The Hammond Castle Museum, West Gloucester, Massachusetts.

Day One’s final talks concentrated on house museums in the United States. Lynne Ambrosini discussed questions of display, collection interpretation, and outreach at the Taft Museum of Art in Cincinnati, situated in the federal-style mansion of Charles Phelps Taft (1843–1929) and Anna Sinton Taft (1850–1931), which showcases their European and American paintings and decorative arts. Martha Easton presented her research on Hammond Castle Museum in Gloucester, Massachusetts, a revivalist medieval-style castle built by the inventor John Hays Hammond Jr. (1888-1965) in the 1920s, which houses his collection of ancient, medieval, and Renaissance objects.

Entrance Foyer, The Ringling Ca d’Zan, Sarasota, Florida.

Day Two opened with Marissa Hershon’s exploration of the Ringling Museum’s Ca’ d’Zan, the winter residence of John (1866–1936) and Mable (1875–1929) Ringling, built in the 1920s in the Venetian Gothic style, in Sarasota, Florida. Today, the Ca’ d’Zan is open to the public thanks to the foresight of the Ringlings and later visionaries, notably the museum’s first director, A. Everett “Chick” Austin, Jr. (1900–1957). Anne Hilker next spoke on the banker Jules S. Bache (1861–1944) and his short-lived house museum, situated in his Manhattan townhouse and containing his collection of Old Master paintings, which was open to the public between 1937 and 1943. Challenges posed by World War II forced Bache to rethink his plan and ultimately donate his collection to The Metropolitan Museum of Art.

The dining room, Hillwood Estate, Museum, and Garden, Washington DC.

Rebecca Tilles then discussed the collecting ambitions of Marjorie Merriweather Post (1887–1973), the only independent female collector explored at length in this symposium. Focusing on Hillwood Estate, Post’s lavish home in Washington DC and her collections of fine and decorative art, Tilles noted the important roles played by dealers such as Joseph Duveen (1869–1939) and curator Marvin Ross (1904-1977).

 

The original housemuseum, Lyon Housemuseum, Melbourne, Australia.

The symposium’s final session first examined two contemporary house museums in Asia and Australia. Chih-En Chen discussed Hung’s Art Gallery in Taipei, established in 1999 by collector Steven Hung and his wife Lindy Chen and dedicated to Asian antiquities. Among the issues Chen elaborated on was founder Hung’s directives regarding the visitor’s experience, which include a prescribed route through the collection and the enactment of certain rituals. An immersive experience is also available to visitors to the Lyon Housemuseum in Melbourne, as Georgina Walker explained next.
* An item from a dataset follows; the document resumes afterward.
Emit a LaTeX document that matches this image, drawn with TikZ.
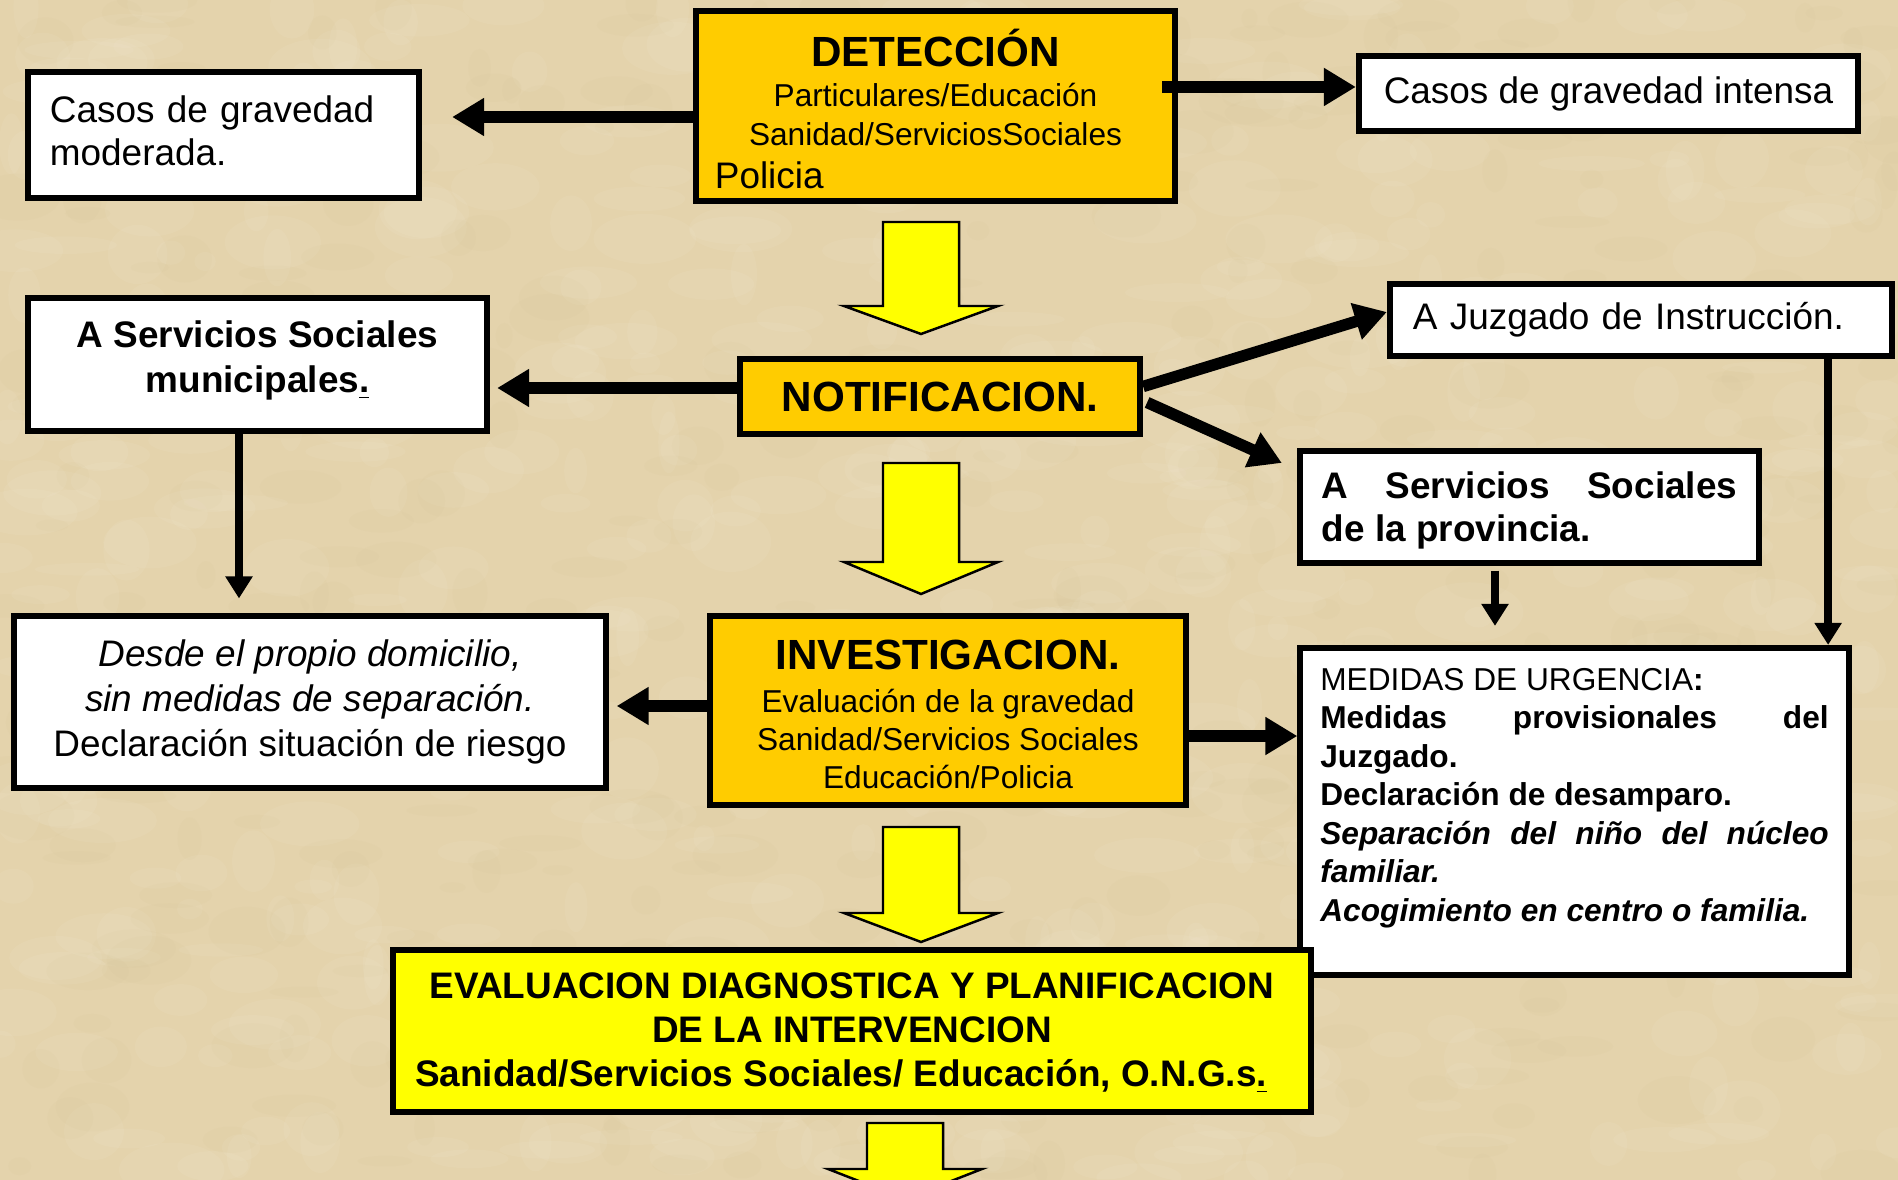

Established by architect and contemporary art collector Corbett Lyon (b. 1955) in 2009, it is the private residence of Lyon and his family and houses their art collection, yet it also serves as a public museum, thus making it a truly hybrid house museum.

Julie Codell concluded the program with her talk The Ecologies of House Museums, in which she raised numerous considerations imperative to understanding house museums: their geographic locations; architectural spaces; national or local identities; the roles of owners, administrators, and curators; and changing external circumstances. As this symposium made clear, the evolving house museum is a multifaceted topic, of deep interest and deserving of greater future exploration.